(TASK): In the records below, find each line containing the word "this" and copy it.

Code that draws figures
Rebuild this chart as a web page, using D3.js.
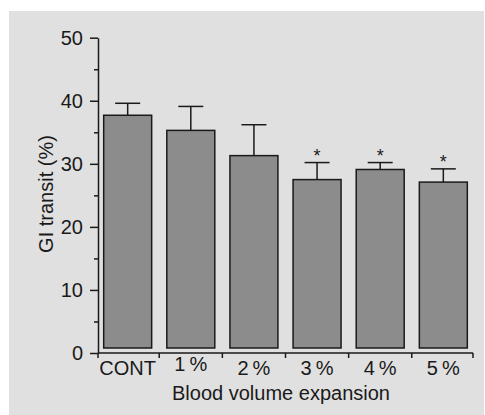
<!DOCTYPE html>
<html>
<head>
<meta charset="utf-8">
<script src="https://cdn.jsdelivr.net/npm/d3@7"></script>
<style>
  html, body { margin: 0; padding: 0; background: #fff; }
  svg { display: block; font-family: Arial, "Liberation Sans", sans-serif; }
</style>
</head>
<body>
<div id="chart"></div>
<script>
// values
const categories = ['CONT', '1\u2009%', '2\u2009%', '3\u2009%', '4\u2009%', '5\u2009%'];
const means = [37.7, 35.3, 31.3, 27.5, 29.1, 27.1];
const upperErr = [39.6, 39.1, 36.2, 30.2, 30.2, 29.2];
const significant = [false, false, false, true, true, true];
const yTicks = [0, 10, 20, 30, 40, 50];
const yMinorTicks = [5, 15, 25, 35, 45];

const width = 485, height = 415;
const margin = { left: 98, right: 12, top: 37.7, bottom: 62 };
const fontSize = 20;

const svg = d3.select('#chart')
    .append('svg')
    .attr('width', width)
    .attr('height', height);

// grey panel behind the chart
svg.append('rect')
    .attr('x', 9).attr('y', 11)
    .attr('width', 475).attr('height', 404)
    .attr('fill', '#e0e0e0');

const x = d3.scaleBand()
    .domain(categories)
    .range([margin.left, width - margin.right])
    .paddingInner(0.24)
    .paddingOuter(0.09);

const y = d3.scaleLinear()
    .domain([0, 50])
    .range([height - margin.bottom, margin.top]);

const rows = categories.map((c, i) => ({
    cat: c, mean: means[i], hi: upperErr[i], sig: significant[i]
}));

const ink = '#1a1a1a';

// bars (they sit a few px above the axis line in the original)
const base = y(0) - 5;
svg.append('g')
    .selectAll('rect')
    .data(rows)
    .enter()
    .append('rect')
    .attr('x', (d) => x(d.cat))
    .attr('y', (d) => y(d.mean))
    .attr('width', x.bandwidth())
    .attr('height', (d) => base - y(d.mean))
    .attr('fill', '#8c8c8c')
    .attr('stroke', ink)
    .attr('stroke-width', 1.5);

// error bars, upper half only
const err = svg.append('g').attr('stroke', ink).attr('stroke-width', 1.5);
err.selectAll('line.stem')
    .data(rows)
    .enter()
    .append('line')
    .attr('class', 'stem')
    .attr('x1', (d) => x(d.cat) + x.bandwidth() / 2)
    .attr('x2', (d) => x(d.cat) + x.bandwidth() / 2)
    .attr('y1', (d) => y(d.mean))
    .attr('y2', (d) => y(d.hi));
err.selectAll('line.cap')
    .data(rows)
    .enter()
    .append('line')
    .attr('class', 'cap')
    .attr('x1', (d) => x(d.cat) + x.bandwidth() / 2 - 12.5)
    .attr('x2', (d) => x(d.cat) + x.bandwidth() / 2 + 12.5)
    .attr('y1', (d) => y(d.hi))
    .attr('y2', (d) => y(d.hi));

// significance stars
svg.append('g')
    .selectAll('text')
    .data(rows.filter((d) => d.sig))
    .enter()
    .append('text')
    .attr('x', (d) => x(d.cat) + x.bandwidth() / 2)
    .attr('y', (d) => y(d.hi) - 1)
    .attr('text-anchor', 'middle')
    .attr('font-size', 18)
    .attr('fill', ink)
    .text('*');

// y axis
const yAxis = svg.append('g')
    .attr('transform', `translate(${margin.left},0)`)
    .call(d3.axisLeft(y).tickValues(yTicks).tickSize(8).tickPadding(7).tickSizeOuter(0));
yAxis.select('.domain').attr('stroke', ink).attr('stroke-width', 1.5);
yAxis.selectAll('.tick line').attr('stroke', ink).attr('stroke-width', 1.5);
yAxis.selectAll('.tick text')
    .attr('font-size', fontSize)
    .attr('font-family', 'Arial, "Liberation Sans", sans-serif')
    .attr('fill', ink);
svg.append('g')
    .attr('transform', `translate(${margin.left},0)`)
    .call(d3.axisLeft(y).tickValues(yMinorTicks).tickSize(4).tickFormat(''))
    .call((g) => g.select('.domain').remove())
    .selectAll('.tick line').attr('stroke', ink).attr('stroke-width', 1.5);

// x axis: line with ticks at band boundaries
const gap = x.step() - x.bandwidth();
const bounds = [margin.left].concat(categories.map((c, i) =>
    i === categories.length - 1 ? width - margin.right : x(c) + x.bandwidth() + gap / 2));
const xg = svg.append('g').attr('stroke', ink).attr('stroke-width', 1.5);
xg.append('line')
    .attr('x1', margin.left).attr('x2', width - margin.right)
    .attr('y1', y(0)).attr('y2', y(0));
xg.selectAll('line.tk')
    .data(bounds)
    .enter()
    .append('line')
    .attr('class', 'tk')
    .attr('x1', (d) => d).attr('x2', (d) => d)
    .attr('y1', y(0)).attr('y2', y(0) + 5);

svg.append('g')
    .selectAll('text')
    .data(categories)
    .enter()
    .append('text')
    .attr('x', (d) => x(d) + x.bandwidth() / 2)
    .attr('y', (d, i) => y(0) + (i === 1 ? 18 : 22))
    .attr('text-anchor', 'middle')
    .attr('font-size', fontSize)
    .attr('fill', ink)
    .text((d) => d);

// axis titles
svg.append('text')
    .attr('x', 281)
    .attr('y', 400)
    .attr('text-anchor', 'middle')
    .attr('font-size', fontSize)
    .attr('fill', ink)
    .text('Blood volume expansion');

svg.append('text')
    .attr('transform', 'translate(53,194) rotate(-90)')
    .attr('text-anchor', 'middle')
    .attr('font-size', fontSize)
    .attr('fill', ink)
    .text('GI transit (%)');
</script>
</body>
</html>
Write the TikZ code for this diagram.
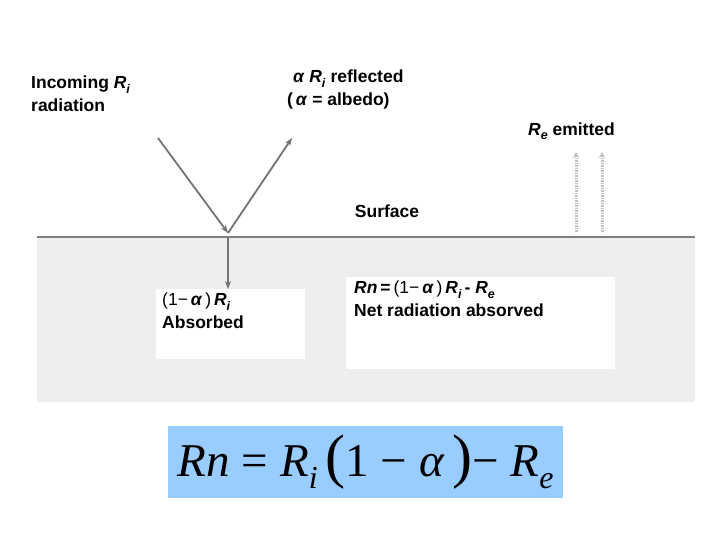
\documentclass[tikz,border=0pt]{standalone}
\usepackage{fontspec}
\setmainfont{Liberation Sans}
\newfontfamily\eqfont{Liberation Serif}
\usetikzlibrary{arrows.meta}
\newcommand{\sbi}[1]{\raisebox{-0.25em}{\fontsize{12.5}{13}\selectfont\textit{#1}}}
\begin{document}
\begin{tikzpicture}[x=1pt,y=-1pt,
  lbl/.style={font=\bfseries\fontsize{17.5}{23}\selectfont,inner sep=0pt,align=left},
  ray/.style={draw=gray!90!black,line width=1.8pt,-{Stealth[length=8pt,width=6pt]}},
  emit/.style={draw=gray!50,line width=3pt,dash pattern=on 1.5pt off 1pt,-{Stealth[length=6pt,width=6pt]}},
  box/.style={fill=white,draw=none}]
\useasboundingbox (0,0) rectangle (720,540);
\fill[gray!13] (37,237) rectangle (695,402);
\draw[gray,line width=2.5pt] (37,237) -- (695,237);
\node[box,minimum width=149pt,minimum height=70pt,anchor=north west] (b1) at (156,289) {};
\node[box,minimum width=269pt,minimum height=92pt,anchor=north west] (b2) at (346,277) {};
\coordinate (s) at (158,138);
\coordinate (p) at (228,233);
\coordinate (r) at (292,138);
\coordinate (q) at (228,238);
\draw[ray] (s) -- (p);
\draw[ray] (p) -- (r);
\draw[ray,line width=1.2pt] (q) -- (b1.north -| q);
\coordinate (e1a) at (576,232); \coordinate (e1b) at (576,152);
\coordinate (e2a) at (602,232); \coordinate (e2b) at (602,152);
\draw[emit] (e1a) -- (e1b);
\draw[emit] (e2a) -- (e2b);
\node[lbl,anchor=north west] (inc) at (31,76) {Incoming \textit{R}\sbi{i}\\radiation};
\node[lbl,anchor=north west] (refl) at (287,70) {\,\,\textit{α} \textit{R}\sbi{i} reflected\\(\,\textit{α} = albedo)};
\node[lbl,anchor=east] (emt) at (615,131) {\textit{R}\sbi{e} emitted};
\node[lbl] (surf) at (387,211) {Surface};
\node[lbl,anchor=north west] (abs) at (162,293) {\mdseries(1−\,\bfseries\textit{α}\mdseries\,)\,\bfseries\textit{R}\sbi{i}\\Absorbed};
\node[lbl,anchor=north west] (net) at (354,281) {\textit{Rn}\,=\,\mdseries(1−\,\bfseries\textit{α}\mdseries\,)\,\bfseries\textit{R}\sbi{i}\,- \textit{R}\sbi{e}\\Net radiation absorved};
\node[fill={rgb,255:red,153;green,204;blue,255},minimum width=395pt,minimum height=72pt,anchor=north west,inner sep=0pt] (eqb) at (168,426) {};
\node[font=\eqfont\fontsize{47}{50}\selectfont,inner sep=0pt] (eq) at (eqb.center) {\textit{Rn} = \textit{R}\raisebox{-0.25em}{\fontsize{32}{34}\selectfont\textit{i}}\,{\fontsize{60}{62}\selectfont(}1 − \textit{α}\,{\fontsize{60}{62}\selectfont)}− \textit{R}\raisebox{-0.25em}{\fontsize{32}{34}\selectfont\textit{e}}};
\end{tikzpicture}
\end{document}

(EXERCISE ANSWER):
Rebuild this chart as a web page, using D3.js.
Write the TikZ code for this diagram.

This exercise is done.